# What is asked
Extract everything from the first line through the line with "handletextpad=0.4, labelspacing=1.1)", both ends included, except for any pictures.
┄┄┄┄┄┄┄┄┄┄┄┄┄┄┄┄┄┄┄┄
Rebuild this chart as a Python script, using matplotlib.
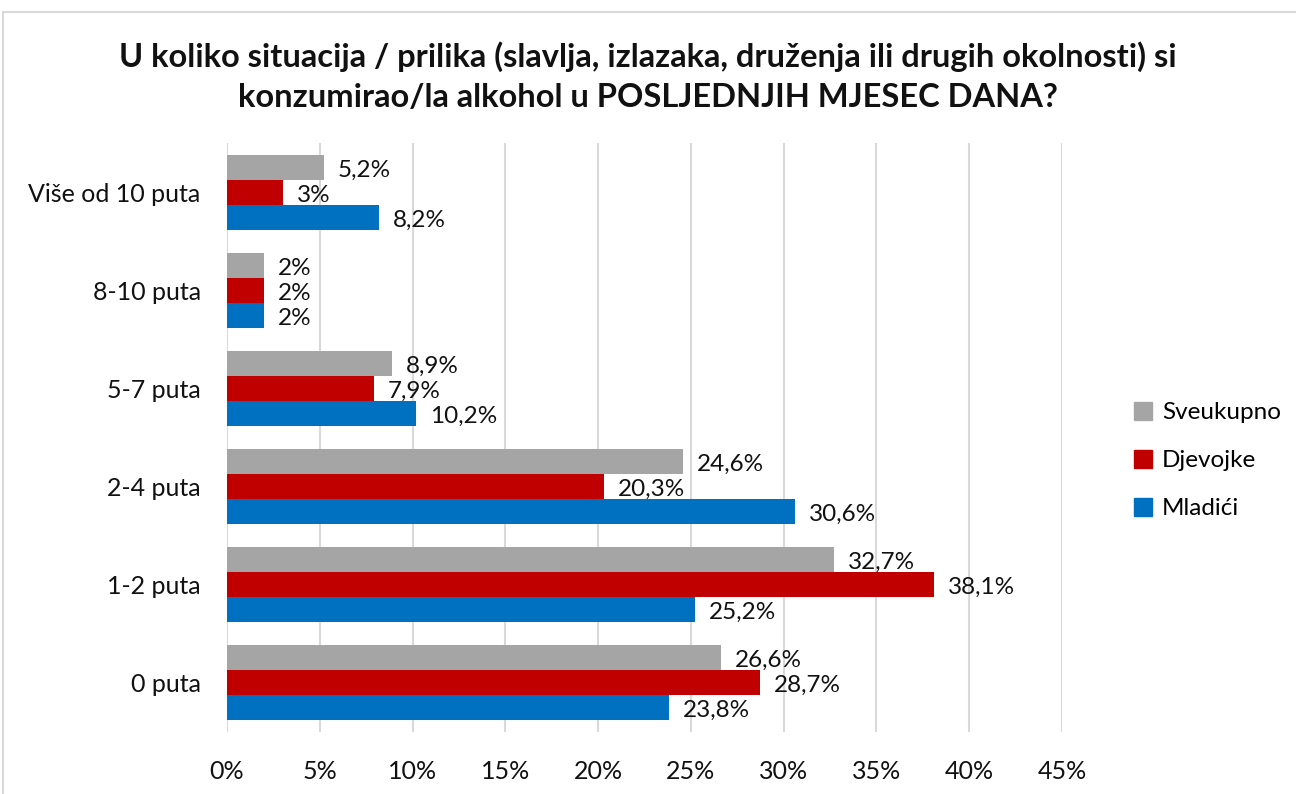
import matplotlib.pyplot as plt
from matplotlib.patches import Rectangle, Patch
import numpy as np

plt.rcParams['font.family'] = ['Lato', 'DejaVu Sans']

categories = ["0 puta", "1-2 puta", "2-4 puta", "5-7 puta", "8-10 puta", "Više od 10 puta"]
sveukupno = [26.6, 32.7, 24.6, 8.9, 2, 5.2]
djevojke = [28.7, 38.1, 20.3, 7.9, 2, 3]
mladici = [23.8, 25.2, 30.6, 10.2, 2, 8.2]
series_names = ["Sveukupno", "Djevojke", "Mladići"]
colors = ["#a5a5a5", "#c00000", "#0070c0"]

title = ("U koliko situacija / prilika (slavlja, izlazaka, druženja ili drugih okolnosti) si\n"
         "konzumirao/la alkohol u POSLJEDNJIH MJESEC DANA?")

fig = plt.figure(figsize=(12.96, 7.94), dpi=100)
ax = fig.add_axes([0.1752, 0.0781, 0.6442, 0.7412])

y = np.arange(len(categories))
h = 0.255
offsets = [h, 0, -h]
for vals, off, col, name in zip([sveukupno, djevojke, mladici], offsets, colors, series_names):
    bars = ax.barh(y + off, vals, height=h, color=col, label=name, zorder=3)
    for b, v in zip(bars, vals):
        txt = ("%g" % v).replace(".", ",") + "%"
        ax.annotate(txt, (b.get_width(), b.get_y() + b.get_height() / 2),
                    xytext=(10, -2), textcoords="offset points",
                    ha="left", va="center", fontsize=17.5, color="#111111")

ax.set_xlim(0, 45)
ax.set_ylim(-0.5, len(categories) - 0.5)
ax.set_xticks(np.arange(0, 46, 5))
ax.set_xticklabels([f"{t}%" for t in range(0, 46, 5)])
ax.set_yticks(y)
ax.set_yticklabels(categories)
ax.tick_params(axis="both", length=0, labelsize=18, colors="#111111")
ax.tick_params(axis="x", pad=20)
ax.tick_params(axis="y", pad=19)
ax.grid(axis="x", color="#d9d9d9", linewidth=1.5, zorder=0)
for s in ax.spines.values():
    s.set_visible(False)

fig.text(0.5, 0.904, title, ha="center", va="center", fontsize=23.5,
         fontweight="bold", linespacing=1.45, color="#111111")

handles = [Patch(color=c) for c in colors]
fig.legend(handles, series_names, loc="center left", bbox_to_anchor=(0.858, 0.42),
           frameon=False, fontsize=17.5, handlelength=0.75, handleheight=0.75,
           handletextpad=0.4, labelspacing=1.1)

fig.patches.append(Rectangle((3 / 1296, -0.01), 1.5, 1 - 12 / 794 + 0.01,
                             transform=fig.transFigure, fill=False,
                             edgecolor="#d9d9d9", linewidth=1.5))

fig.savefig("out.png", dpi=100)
┄┄┄┄┄┄┄┄┄┄┄┄┄┄┄┄┄┄┄┄
# Response to this task
Rebuild this chart as a Python script, using matplotlib.
import matplotlib.pyplot as plt
from matplotlib.patches import Rectangle, Patch
import numpy as np

plt.rcParams['font.family'] = ['Lato', 'DejaVu Sans']

categories = ["0 puta", "1-2 puta", "2-4 puta", "5-7 puta", "8-10 puta", "Više od 10 puta"]
sveukupno = [26.6, 32.7, 24.6, 8.9, 2, 5.2]
djevojke = [28.7, 38.1, 20.3, 7.9, 2, 3]
mladici = [23.8, 25.2, 30.6, 10.2, 2, 8.2]
series_names = ["Sveukupno", "Djevojke", "Mladići"]
colors = ["#a5a5a5", "#c00000", "#0070c0"]

title = ("U koliko situacija / prilika (slavlja, izlazaka, druženja ili drugih okolnosti) si\n"
         "konzumirao/la alkohol u POSLJEDNJIH MJESEC DANA?")

fig = plt.figure(figsize=(12.96, 7.94), dpi=100)
ax = fig.add_axes([0.1752, 0.0781, 0.6442, 0.7412])

y = np.arange(len(categories))
h = 0.255
offsets = [h, 0, -h]
for vals, off, col, name in zip([sveukupno, djevojke, mladici], offsets, colors, series_names):
    bars = ax.barh(y + off, vals, height=h, color=col, label=name, zorder=3)
    for b, v in zip(bars, vals):
        txt = ("%g" % v).replace(".", ",") + "%"
        ax.annotate(txt, (b.get_width(), b.get_y() + b.get_height() / 2),
                    xytext=(10, -2), textcoords="offset points",
                    ha="left", va="center", fontsize=17.5, color="#111111")

ax.set_xlim(0, 45)
ax.set_ylim(-0.5, len(categories) - 0.5)
ax.set_xticks(np.arange(0, 46, 5))
ax.set_xticklabels([f"{t}%" for t in range(0, 46, 5)])
ax.set_yticks(y)
ax.set_yticklabels(categories)
ax.tick_params(axis="both", length=0, labelsize=18, colors="#111111")
ax.tick_params(axis="x", pad=20)
ax.tick_params(axis="y", pad=19)
ax.grid(axis="x", color="#d9d9d9", linewidth=1.5, zorder=0)
for s in ax.spines.values():
    s.set_visible(False)

fig.text(0.5, 0.904, title, ha="center", va="center", fontsize=23.5,
         fontweight="bold", linespacing=1.45, color="#111111")

handles = [Patch(color=c) for c in colors]
fig.legend(handles, series_names, loc="center left", bbox_to_anchor=(0.858, 0.42),
           frameon=False, fontsize=17.5, handlelength=0.75, handleheight=0.75,
           handletextpad=0.4, labelspacing=1.1)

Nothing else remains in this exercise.